Sufficient conditions for spanning $k$-trees in tough graphs

TL;DR

This paper establishes new sufficient conditions, based on toughness and spectral properties, for connected graphs to contain spanning $k$-trees, refining previous bounds and extending spectral criteria.

Contribution

It introduces refined toughness bounds and spectral radius conditions that guarantee the existence of spanning $k$-trees in graphs.

Findings

Lower bounds on graph size for spanning $k$-trees under specific toughness conditions.

Spectral radius and signless Laplacian spectral radius conditions for spanning $k$-trees.
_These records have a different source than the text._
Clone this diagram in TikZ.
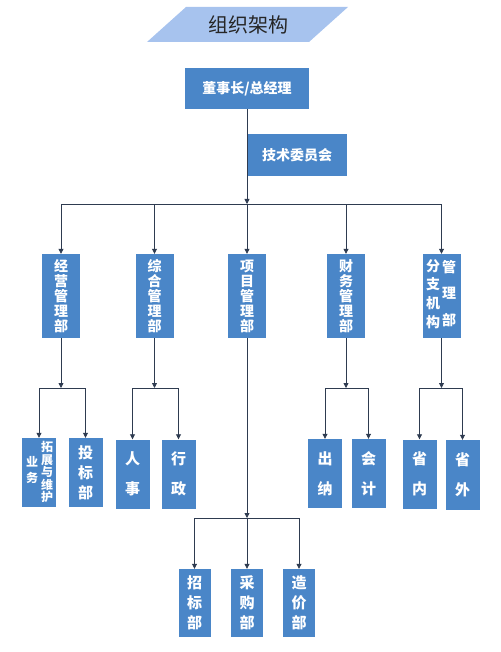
\documentclass[tikz,border=0pt]{standalone}
\usepackage{fontspec}
\newfontfamily\cjk{Noto Sans CJK SC}
\usetikzlibrary{arrows.meta}
\definecolor{boxblue}{HTML}{4A86C8}
\definecolor{titleblue}{HTML}{A7C3EE}
\definecolor{linec}{HTML}{2E3B50}
\begin{document}
\begin{tikzpicture}[x=1pt,y=-1pt,
  box/.style={fill=boxblue, draw=none, inner sep=0pt, text=white, align=center, font=\cjk\bfseries\fontsize{14}{15}\selectfont},
  l2/.style={box, minimum width=38pt, minimum height=84pt},
  l3/.style={box, minimum width=34pt, minimum height=69pt, font=\cjk\bfseries\fontsize{15}{20}\selectfont},
  l3b/.style={l3, font=\cjk\bfseries\fontsize{15}{30}\selectfont},
  l4/.style={l3, minimum width=32pt, minimum height=68pt},
  txt/.style={inner sep=0pt, text=white, align=center},
  conn/.style={draw=linec, line width=0.8pt},
  arr/.style={conn, -{Triangle[width=5pt,length=5pt]}}
]
\useasboundingbox (0,0) rectangle (500,652);
% title
\fill[titleblue] (147,42) -- (186,7) -- (348,7) -- (309,42) -- cycle;
\node[font=\cjk\fontsize{20}{24}\selectfont, text=black!85, inner sep=0pt] (title) at (248,25) {组织架构};
% top
\node[box, minimum width=124pt, minimum height=41pt] (boss) at (247,88.5) {董事长/总经理};
\node[box, minimum width=100pt, minimum height=42pt] (tech) at (297,155) {技术委员会};
% level 2
\node[l2] (jy) at (61,296) {经\\营\\管\\理\\部};
\node[l2] (zh) at (154.5,296) {综\\合\\管\\理\\部};
\node[l2] (xm) at (247,296) {项\\目\\管\\理\\部};
\node[l2] (cw) at (346,296) {财\\务\\管\\理\\部};
\node[l2] (fz) at (441.5,296) {};
\node[txt, font=\cjk\bfseries\fontsize{14}{18.7}\selectfont] (fzl) at (433,294) {分\\支\\机\\构};
\node[txt, font=\cjk\bfseries\fontsize{14}{26.5}\selectfont] (fzr) at (449,293.5) {管\\理\\部};
% level 3
\node[l3] (yw) at (39,472.5) {};
\node[txt, font=\cjk\bfseries\fontsize{12}{16}\selectfont] (ywl) at (32,470) {业\\务};
\node[txt, font=\cjk\bfseries\fontsize{12}{12.5}\selectfont] (ywr) at (47,472) {拓\\展\\与\\维\\护};
\node[l3] (tb) at (85.5,472.5) {投\\标\\部};
\node[l3b] (rs) at (132.5,474) {人\\事};
\node[l3b] (xz) at (178.5,474) {行\\政};
\node[l3b] (cn) at (325,473.5) {出\\纳};
\node[l3b] (kj) at (368.5,473.5) {会\\计};
\node[l3b] (sn) at (419.5,474) {省\\内};
\node[l3b, minimum height=70pt] (sw) at (462.5,475) {省\\外};
% level 4
\node[l4] (zb) at (194.5,603) {招\\标\\部};
\node[l4] (cg) at (247,603) {采\\购\\部};
\node[l4] (zj) at (299,603) {造\\价\\部};
% connectors
\coordinate (bar0) at (247,204);
\draw[arr] (boss.south) -- (bar0);
\foreach \n in {jy,zh,xm,cw,fz} \draw[arr] (bar0) -| (\n.north);
\coordinate (b1) at (61,388);
\draw[arr] (jy.south) -- (b1);
\draw[arr] (b1) -| (yw.north);
\draw[arr] (b1) -| (tb.north);
\coordinate (b2) at (154.5,388);
\draw[arr] (zh.south) -- (b2);
\draw[arr] (b2) -| (rs.north);
\draw[arr] (b2) -| (xz.north);
\coordinate (b3) at (346,388);
\draw[arr] (cw.south) -- (b3);
\draw[arr] (b3) -| (cn.north);
\draw[arr] (b3) -| (kj.north);
\coordinate (b4) at (441.5,388);
\draw[arr] (fz.south) -- (b4);
\draw[arr] (b4) -| (sn.north);
\draw[arr] (b4) -| (sw.north);
\coordinate (b5) at (247,518);
\draw[arr] (xm.south) -- (b5);
\draw[arr] (b5) -| (zb.north);
\draw[arr] (b5) -| (cg.north);
\draw[arr] (b5) -| (zj.north);
\end{tikzpicture}
\end{document}
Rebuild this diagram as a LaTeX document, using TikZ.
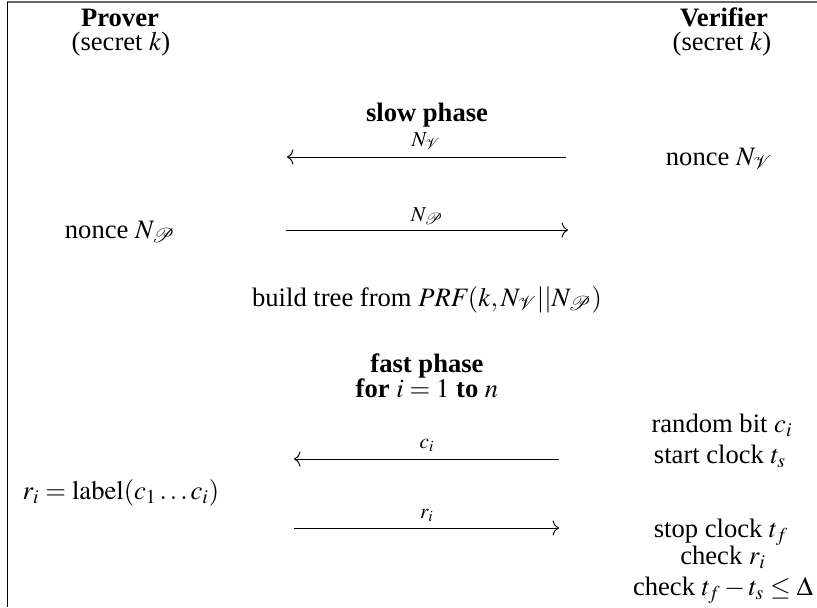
\documentclass[tikz,border=0pt]{standalone}
\usepackage{amsmath}
\usepackage{mathptmx}
\usepackage{mathrsfs}
\usepackage[no-math]{fontspec}
\setmainfont{Liberation Serif}
\usetikzlibrary{arrows.meta}
\begin{document}
\begin{tikzpicture}[x=0.5pt,y=-0.5pt,
  txt/.style={anchor=base, inner sep=0pt, font=\fontsize{13.3}{16}\selectfont},
  head/.style={txt, font=\fontsize{13.3}{16}\selectfont\bfseries},
  lbl/.style={anchor=base, inner sep=0pt, font=\fontsize{10.6}{12}\selectfont},
  msg/.style={-{To[length=3.2pt,width=7.5pt]}, line width=0.5pt}]
\useasboundingbox (0,0) rectangle (817,607);

% frame
\coordinate (fTL) at (7,2);
\coordinate (fTR) at (817,2);
\coordinate (fBL) at (7,607);
\draw[line width=0.6pt, black!60] (fTL) -- (fTR);
\draw[line width=0.5pt] (fTL) -- (fBL);

% parties
\node[head] (prover) at (120,26) {Prover};
\node[txt] (psecret) at (121,50) {(secret $k$)};
\node[head] (verifier) at (724,26) {Verifier};
\node[txt] (vsecret) at (722,50) {(secret $k$)};

% slow phase
\node[head] (slow) at (427,121) {slow phase};
\node[txt] (vnonce) at (719,165) {nonce $N_{\mathscr{V}}$};
\coordinate (m1s) at (566,157);
\coordinate (m1e) at (287,157);
\draw[msg] (m1s) -- (m1e);
\node[lbl] (m1l) at (426,146) {$N_{\mathscr{V}}$};

\node[txt] (pnonce) at (120,238) {nonce $N_{\mathscr{P}}$};
\coordinate (m2s) at (286,230);
\coordinate (m2e) at (568,230);
\draw[msg] (m2s) -- (m2e);
\node[lbl] (m2l) at (427,221) {$N_{\mathscr{P}}$};

\node[txt] (tree) at (427,306) {build tree from $\mathit{PRF}(k,N_{\mathscr{V}}||N_{\mathscr{P}})$};

% fast phase
\node[head] (fast) at (427,372) {fast phase};
\node[txt] (loop) at (427,397) {\textbf{for} $i=1$ \textbf{to} $n$};

\node[txt] (rbit) at (722,432) {random bit $c_i$};
\node[txt] (tstart) at (720,463) {start clock $t_s$};
\coordinate (m3s) at (559,459);
\coordinate (m3e) at (294,459);
\draw[msg] (m3s) -- (m3e);
\node[lbl] (m3l) at (427,448) {$c_i$};

\node[txt] (resp) at (121,499) {$r_i=\mathrm{label}(c_1\ldots c_i)$};
\coordinate (m4s) at (294,528);
\coordinate (m4e) at (559,528);
\draw[msg] (m4s) -- (m4e);
\node[lbl] (m4l) at (427,518) {$r_i$};

\node[txt] (tstop) at (721,537) {stop clock $t_f$};
\node[txt] (chk1) at (723,564) {check $r_i$};
\node[txt] (chk2) at (723,595) {check $t_f-t_s\leq\Delta$};
\end{tikzpicture}
\end{document}
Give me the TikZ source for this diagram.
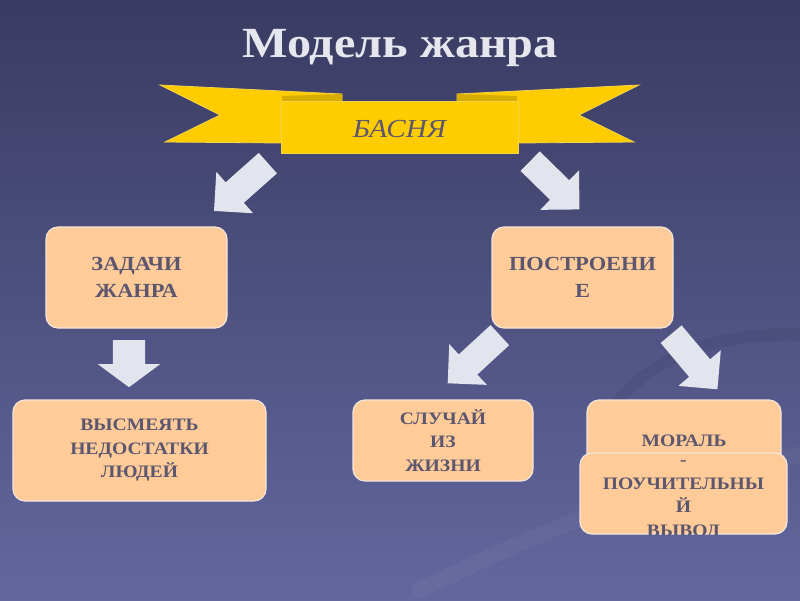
\documentclass[tikz,border=0pt]{standalone}
\usepackage{fontspec}
\setmainfont{Liberation Serif}[FakeStretch=1.12]
\usetikzlibrary{shapes.arrows}
\definecolor{bgtop}{HTML}{3A3B62}
\definecolor{bgmid}{HTML}{565A8E}
\definecolor{bgbot}{HTML}{63679E}
\definecolor{gold}{HTML}{FFCC00}
\definecolor{goldedge}{HTML}{F2D34A}
\definecolor{golddark}{HTML}{D9AC00}
\definecolor{peach}{HTML}{FFCC99}
\definecolor{peachedge}{HTML}{F4E6DC}
\definecolor{txt}{HTML}{5C566E}
\definecolor{arrowc}{HTML}{E2E4EE}
\definecolor{titlec}{HTML}{E6E6EE}
\begin{document}
\begin{tikzpicture}[x=1pt,y=-1pt,
  box/.style={draw=peachedge, line width=1.2pt, fill=peach, rounded corners=12pt,
    text=txt, align=center, inner sep=0pt},
  bigtxt/.style={font=\bfseries\fontsize{20}{27.5}\selectfont},
  smalltxt/.style={font=\bfseries\fontsize{17.5}{23.5}\selectfont},
  barrow/.style={shape=single arrow, fill=arrowc, draw=none, inner xsep=0pt,
    inner ysep=13.5pt, single arrow head extend=14pt, anchor=tail},
  ribbon/.style={fill=gold, draw=goldedge, line width=0.8pt, line join=miter}]
\useasboundingbox (0,0) rectangle (800,600);
\shade[top color=bgtop, middle color=bgmid, bottom color=bgbot] (0,0) rectangle (800,600);
% faint swooshes
\draw[line width=12pt, black, opacity=0.05, line cap=round] (590,470) .. controls (600,380) and (690,330) .. (800,335);
\draw[line width=16pt, white, opacity=0.035, line cap=round] (420,590) .. controls (560,520) and (700,470) .. (800,455);
% title
\node[text=titlec, font=\bfseries\fontsize{43}{43}\selectfont] (title) at (400,48) {Модель жанра};
% ribbon
\draw[ribbon] (160,85) -- (342,94) -- (342,140) -- (282,143) -- (165,142) -- (220,115) -- cycle;
\draw[ribbon] (639,85) -- (457,94) -- (457,140) -- (517,143) -- (634,142) -- (579,115) -- cycle;
\fill[golddark] (282,101) -- (282,96) -- (342,94) -- (342,101) -- cycle;
\fill[golddark] (517,101) -- (517,96) -- (457,94) -- (457,101) -- cycle;
\node[ribbon, minimum width=237pt, minimum height=52pt, inner sep=0pt] (basnya) at (399.5,127) {};
\node[text=txt, font=\itshape\fontsize{26}{26}\selectfont] (basnyat) at (399.5,129) {БАСНЯ};
% arrows
\node[barrow, rotate=221.6, minimum height=72pt] (a1) at (268,163) {};
\node[barrow, rotate=-44.4, minimum height=69pt] (a2) at (530,161) {};
\node[barrow, rotate=-90, inner ysep=16pt, single arrow head extend=15pt,
  single arrow tip angle=107, minimum height=47pt] (a3) at (129,340) {};
\node[barrow, rotate=222.7, minimum height=71pt] (a4) at (500,335) {};
\node[barrow, rotate=-50, minimum height=72pt] (a5) at (671,334) {};
% boxes
\node[box, bigtxt, minimum width=181pt, minimum height=101pt] (zad) at (136.5,277.5) {ЗАДАЧИ\\ЖАНРА};
\node[box, bigtxt, minimum width=181pt, minimum height=101pt] (post) at (582.5,277.5) {ПОСТРОЕНИ\\Е};
\node[box, smalltxt, minimum width=253pt, minimum height=101pt] (vys) at (139.5,450.5) {ВЫСМЕЯТЬ\\НЕДОСТАТКИ\\ЛЮДЕЙ};
\node[box, smalltxt, minimum width=180pt, minimum height=81pt] (sluch) at (443,440.5) {СЛУЧАЙ\\ИЗ\\ЖИЗНИ};
\node[box, minimum width=194pt, minimum height=100pt] (mor) at (684,450) {};
\node[text=txt, smalltxt] (mort) at (684,441) {МОРАЛЬ};
\node[box, minimum width=207pt, minimum height=81pt] (vyv) at (683.5,493.5) {};
\begin{scope}
\clip[rounded corners=12pt] (vyv.south west) rectangle (vyv.north east);
\node[text=txt, smalltxt, align=center] (vyvt) at (683.5,497) {\vphantom{П}-\\ПОУЧИТЕЛЬНЫ\\Й\\ВЫВОД};
\end{scope}
\end{tikzpicture}
\end{document}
Extension of previous results to a broader range of toughness values.

Abstract

The toughness of a graph $G$, denoted by $\tau(G)$, is defined by $\tau(G)=$min $\{\frac{|S|}{c(G-S)}:S\subseteq V(G)$ and $c(G-S)\geq2\}$. A graph $G$ is said to be $\tau$-tough if $\tau(G)\geq \tau$. Let $k\geq2$ be an integer. A tree $T$ is called a $k$-tree if $d_{T}(v)\leq k$ for each $v\in V(T)$, that is, the maximum degree of a $k$-tree is at most $k$. A $k$-tree $T$ is a spanning $k$-tree if $T$ is a spanning subgraph of a connected graph $G$. In 1989, Win [Graphs Combin. 5 (1989) 201--205] proved that if $\tau(G)\geq\frac{1}{k-2}$, where $k\geq3$, then $G$ contains a spanning $k$-tree. Liu, Fan and Shu [Discrete Math. 348 (2025) 114593] provided a tight sufficient condition based on the spectral condition for connected $\frac{1}{k}$-tough and $\frac{1}{k-1}$-tough graphs to contain a spanning $k$-tree, where $k\geq3$ is an integer. A natural and interesting problem arises: Can the value of $\tau$ be refined? When $\frac{1}{k-2}>\tau\geq\frac{1}{k-1}$, we initially establish a lower bound on the size to ensure that a connected $\frac{t}{t(k-2)+1}$-tough graph $G$ contains a spanning $k$-tree, where $k\geq3$ and $t\geq1$ are integers. Meanwhile, we provide two sufficient conditions in terms of spectral radius and signless Laplacian spectral radius for a connected $\frac{t}{t(k-2)+1}$-tough graph $G$ to contain a spanning $k$-tree, where $k\geq3$ and $t\geq1$ are integers. When $t=1$, we obtain the result $\eta=1$ from Liu, Fan and Shu.